LES ANGLES, France — Tadej Pogacar made the most of the first mountain stage of the Tour de France to post his 22nd career stage win at cycling's biggest race and seize the race leader's yellow jersey on Monday.
Pogacar, the overwhelming favourite, sprinted away from his rivals in the final climb to Les Angles in the French Pyrenees, about 200 metres from the finish line, and no one could match his speed.
The UAE Emirates-XRG leader held his arms out in triumph and clenched his fists at the summit as he crossed with a two-second lead over Jonas Vingegaard, Richard Carapaz and Paul Seixas.
Pogacar took 10 bonus seconds for his win, and Vingegaard was awarded a six-second bonus for his second place. Overall, Pogacar and Vingegaard are level on time but Pogacar’s stage win coupled with his second place in Sunday's Stage 2 earned him the yellow jersey.

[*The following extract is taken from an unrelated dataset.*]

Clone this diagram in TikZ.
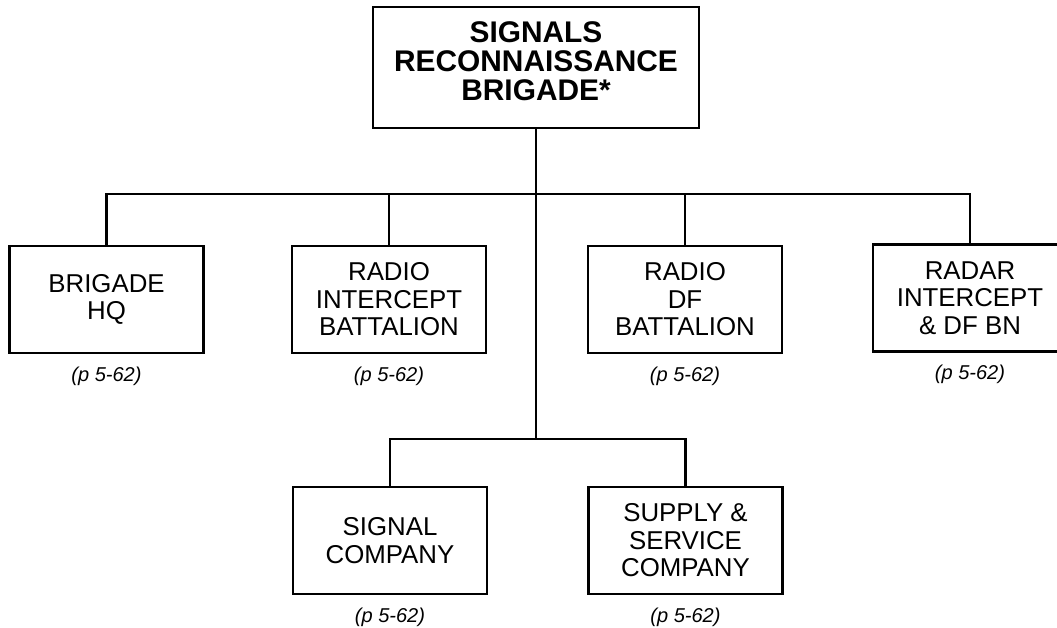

The two-time world champion has crushed his rivals this season and chases a record-equaling fifth Tour victory. The only four riders to have won five Tours are Belgian Eddy Merckx, Spaniard Miguel Indurain and Frenchmen Jacques Anquetil and Bernard Hinault.

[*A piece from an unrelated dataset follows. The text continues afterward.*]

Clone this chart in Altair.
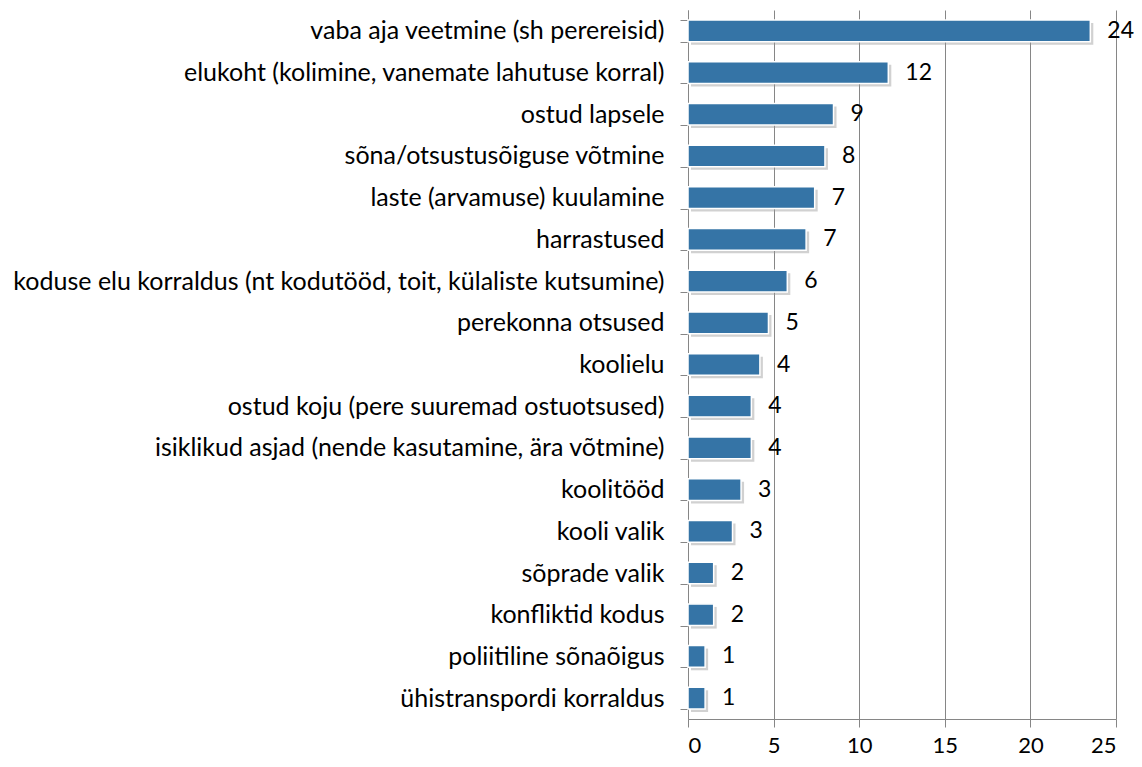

Monday's win marked his 14th victory this season, a run that includes general classifications wins at the Tour de Suisse and the Tour de Romandie, as well as one-day triumphs at Liege-Bastogne-Liege, the Tour of Flanders, Milan San Remo and Strade Bianche.
Vingegaard, of Visma-Lease a Bike team, is looking to win the Tour for the third time after triumphing in 2022 and ’23. The Danish rider had taken the yellow jersey on Saturday after leading his Visma-Lease a Bike team to victory in the opening-day time trial around Barcelona.
The three-week race hit the mountains early on Monday’s 196-kilometre third stage, starting from Granollers in Spain and concluding with a short but sharp uphill dart to Les Angles in the French Pyrenees, about 60 kilometres from a large wildfire that has burned large swathes of land.
As a result, organizers decided that once the peloton reached France for the last 40 kilometres, the publicity caravan — a 10-kilometre-long procession of sponsor vehicles that precedes the race — would not operate. Only riders and vehicles essential to the race were allowed on the route, and spectators had been asked not to gather on the roadside or at the finish area.
Once in France, the number of fans along the roads — usually present in their thousands — decreased. But there were there actually quite a lot of spectators when the riders passed through villages further down the road.